Here's the second of my three reviews for the February 2010 Historical Novels Review.
Betsy Tobin, Plume Original, pb $15, 374pp, 978-0-452-29569-8
Iceland, at the dawn of a new millennium. King Olaf's Christian missionaries are attempting to convert the fiercely independent landholders and laborers of the island, but many still cling to the old ways, their reverence for the Aesir, the gods and goddesses of Scandinavia. The Aesir live among them, (mostly) unbeknownst to the people, as well as in their enclave in the far heights of Iceland, known as Asgard. The story follows the intertwining tales of Freya, goddess of love and fertility, and her quest for the Brisingamen, and Fulla, granddaughter of a wealthy landowner and her quest for love and independence.
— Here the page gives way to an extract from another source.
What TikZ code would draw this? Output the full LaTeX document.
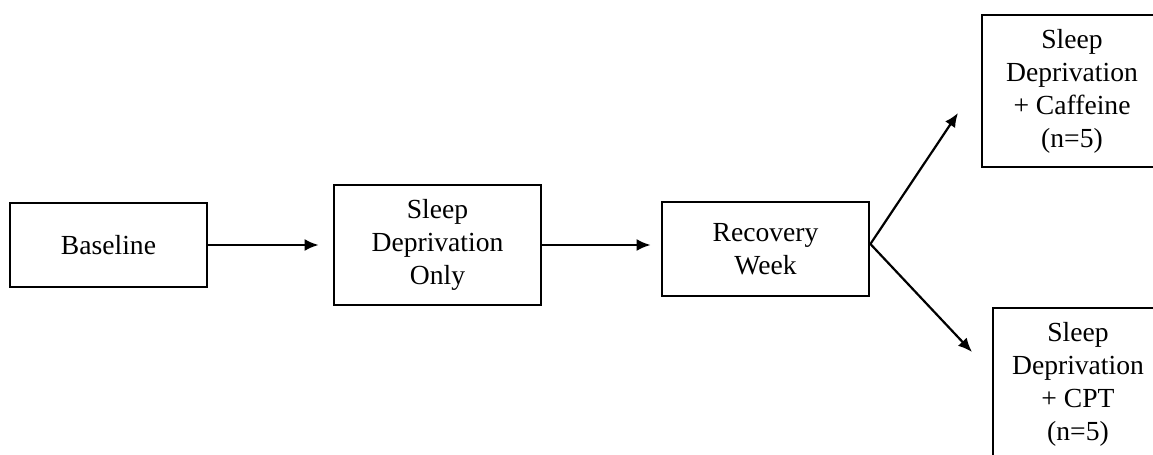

Their stories play out against the very real landscape of Iceland, itself a strong personality throughout the book.
Tobin introduces us to winning, well-drawn characters (Dvalin in particular) with personalities and stories that make you care deeply about their fates. The stories are told in the present tense like the Norse sagas – as Freya explains at the start, "My tale starts and ends with Hekla, and I will tell it as it happens, in the manner of the bards." This gives the book a sense of intimacy, and urgency, that works very well.
Beautifully plotted, the stories weave together in surprising and very satisfying ways, supported by excellent pacing and lovely language. The author calls it her love letter to Iceland and her people, and you can feel it in every chapter.
You don't need to have any knowledge of Norse myths or of the sagas, but I expect it would make this book even more compelling. All around, a thoroughly enjoyable book. Highly recommended.